Outre les fêtes de saints, il y a aussi les fêtes de corporations de métier. Les cordonniers se réunissent dans le quartier de Nusle et à Bubenec, ce sont les tailleurs. Tout un folklore populaire en ressort, qui inspirera l'intelligentsia indépendantiste. Romantisme et nationalisme sont inextricables dans ces années de conscience nationale.

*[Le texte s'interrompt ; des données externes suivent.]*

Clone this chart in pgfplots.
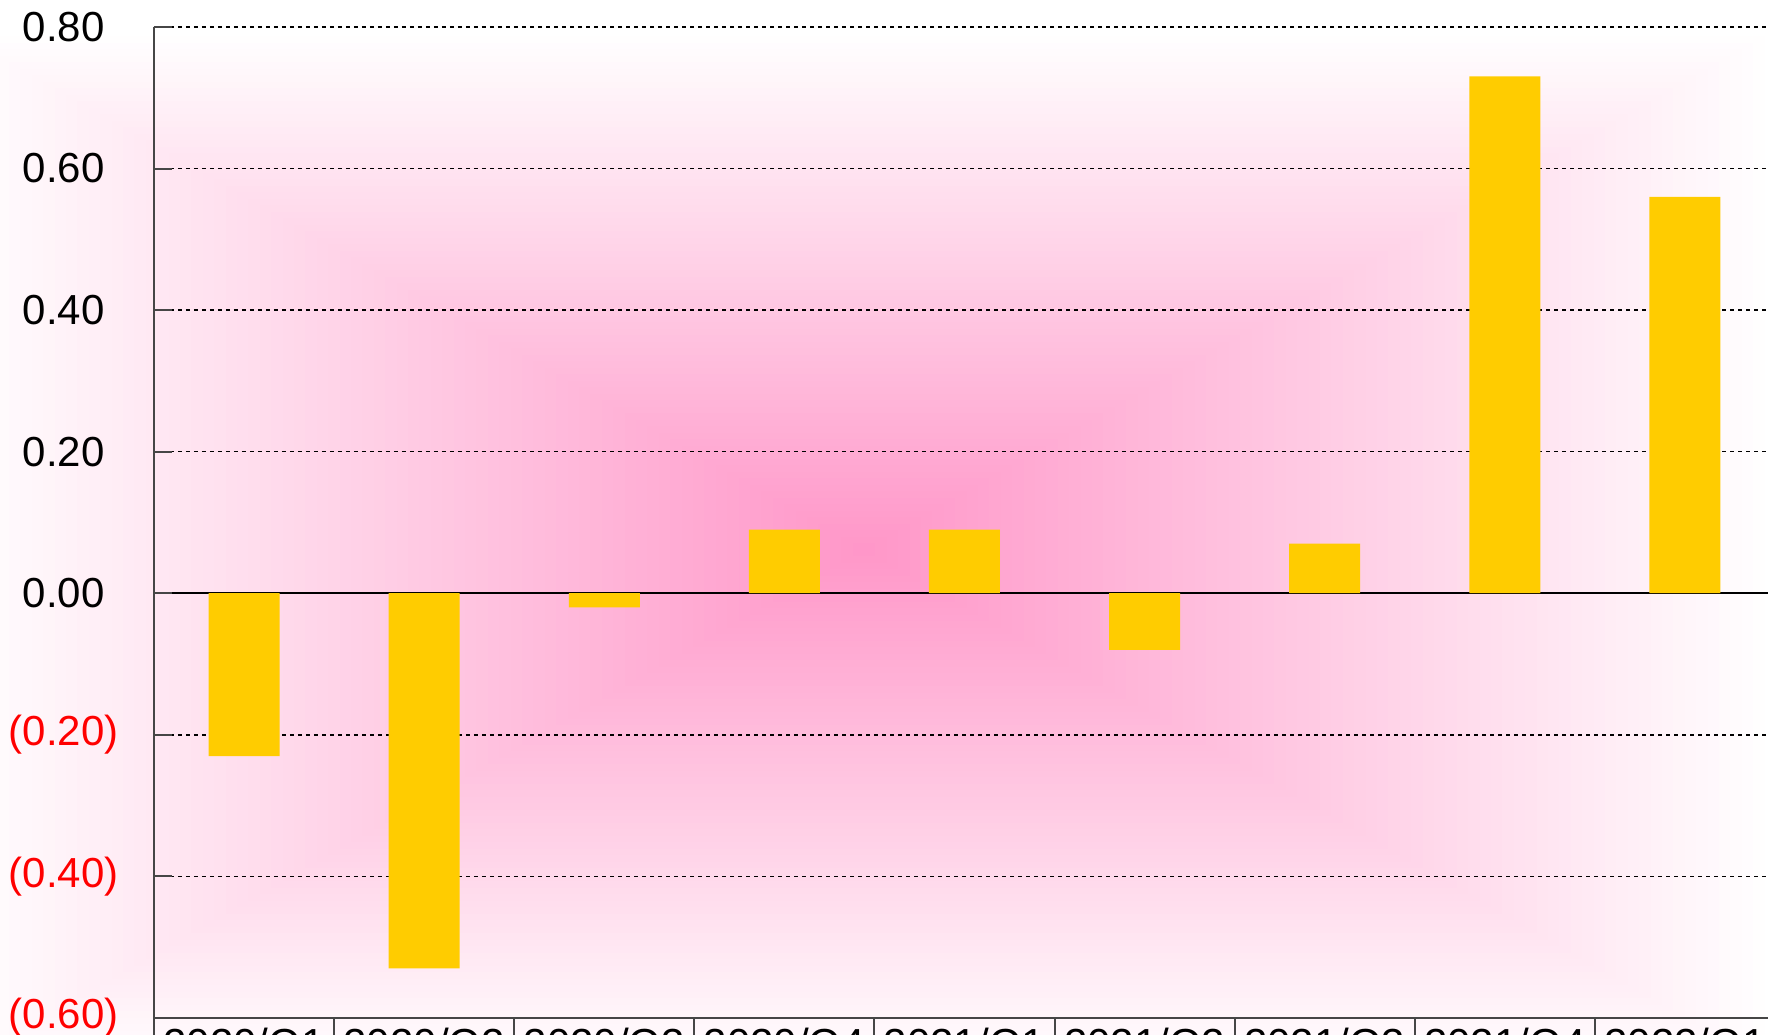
\documentclass[border=0pt]{standalone}
\usepackage{pgfplots}
\pgfplotsset{compat=1.18}
\usepackage{fontspec}
\setmainfont{Liberation Sans}
\definecolor{bgpink}{RGB}{255,150,200}
\definecolor{bargold}{RGB}{255,204,0}
\definecolor{axgray}{RGB}{70,70,70}
\begin{document}
\begin{tikzpicture}
\begin{scope}
\clip (0,0) rectangle (442pt,258.75pt);
\fill[white] (0,0) rectangle (442pt,258.75pt);
\foreach \i in {80,79,...,1}{
  \pgfmathsetmacro{\t}{\i/80}
  \pgfmathsetmacro{\p}{100*(1-\t)}
  \fill[bgpink!\p!white] (216pt-228pt*\t, 121.25pt-130pt*\t) rectangle (216pt+228pt*\t, 121.25pt+130pt*\t);
}
\begin{axis}[
  at={(38.5pt,4.25pt)}, anchor=south west,
  scale only axis, width=405.25pt, height=247.75pt,
  xmin=-0.5, xmax=8.5, ymin=-0.6, ymax=0.8,
  axis lines=left, axis line style={-, axgray, line width=0.6pt},
  tick align=outside,
  ybar, bar width=17.75pt,
  ytick={-0.6,-0.4,-0.2,0,0.2,0.4,0.6,0.8},
  yticklabels={{\color{red}(0.60)},{\color{red}(0.40)},{\color{red}(0.20)},0.00,0.20,0.40,0.60,0.80},
  yticklabel style={anchor=center, xshift=-18.1pt},
  ymajorgrids,
  grid style={black, line width=0.35pt, dash pattern=on 1.1pt off 0.9pt},
  extra y ticks={0}, extra y tick labels={},
  extra y tick style={grid style={solid, black, line width=0.4pt}},
  xtick={-0.5,0.5,1.5,2.5,3.5,4.5,5.5,6.5,7.5,8.5},
  x tick label as interval,
  xticklabels={2020/Q1,2020/Q2,2020/Q3,2020/Q4,2021/Q1,2021/Q2,2021/Q3,2021/Q4,2022/Q1},
  xticklabel style={anchor=north, yshift=5.6pt},
  major tick length=4.5pt,
  tick style={axgray, line width=0.5pt},
  y tick style={xshift=4.5pt},
  ticklabel style={font=\fontsize{10.5}{12}\selectfont},
]
\addplot[fill=bargold, draw=none] coordinates {(0,-0.23) (1,-0.53) (2,-0.02) (3,0.09) (4,0.09) (5,-0.08) (6,0.07) (7,0.73) (8,0.56)};
\end{axis}
\end{scope}
\pgfresetboundingbox
\useasboundingbox (0,0) rectangle (442pt,258.75pt);
\end{tikzpicture}
\end{document}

C'est peut-être ce qui explique que la révolution de 1848 à Prague ressemble presque à une grande fête folklorique ! L'écrivain Leopold Sacher-Mosach, présent sur les barricades de juin, livre un témoignage rétrospectif : "Quand j'arrivai à Prague au mois de mai, il me sembla qu'on était en plein carnaval et que toute la ville était un grand bal masqué. La haine contre les moeurs allemandes aboutit à ce que chaque nationalité autrichienne recherche son costume national."Les Tchèques feront preuve d'originalité en inventant leurs propres costumes nationaux. Et l'insurrection prend effectivement l'aspect d'un bal : le corps slave Svornost, Concorde, porte des pantalons gris avec une casaque polonaise, une hallebarde dans une main. La légion des étudiants tchèques, le Slavia, porte des pantalons collants, des brodequins, une casquette rouge et carré à la polonaise. On voit même un tribun déambuler dans le costume de Georges de Podiebrad, roi de Bohême au XVème siècle ! La répression autrichienne, qui verra plus de blessés que de morts, change le ton et met un terme aux projets d'indépendance.
Quand celle-ci est enfin proclamée, le 28 octobre 1918, doit-on être vraiment étonné de retrouver, malgré l'importance de l'événement, cette atmosphère de fête si traditionnelle. D'un côté, les soldats tchèques arrachent leur insigne autrichien et l'aigle à deux têtes, symbole de l'Etat autrichien, est jeté du haut des édifices publics. Mais la musique reste la grande meneuse. A Vienne, on dira même, avec une pointe d'ironie et d'amertume : "Ce ne fut pas une Révolution, ce fut un concert".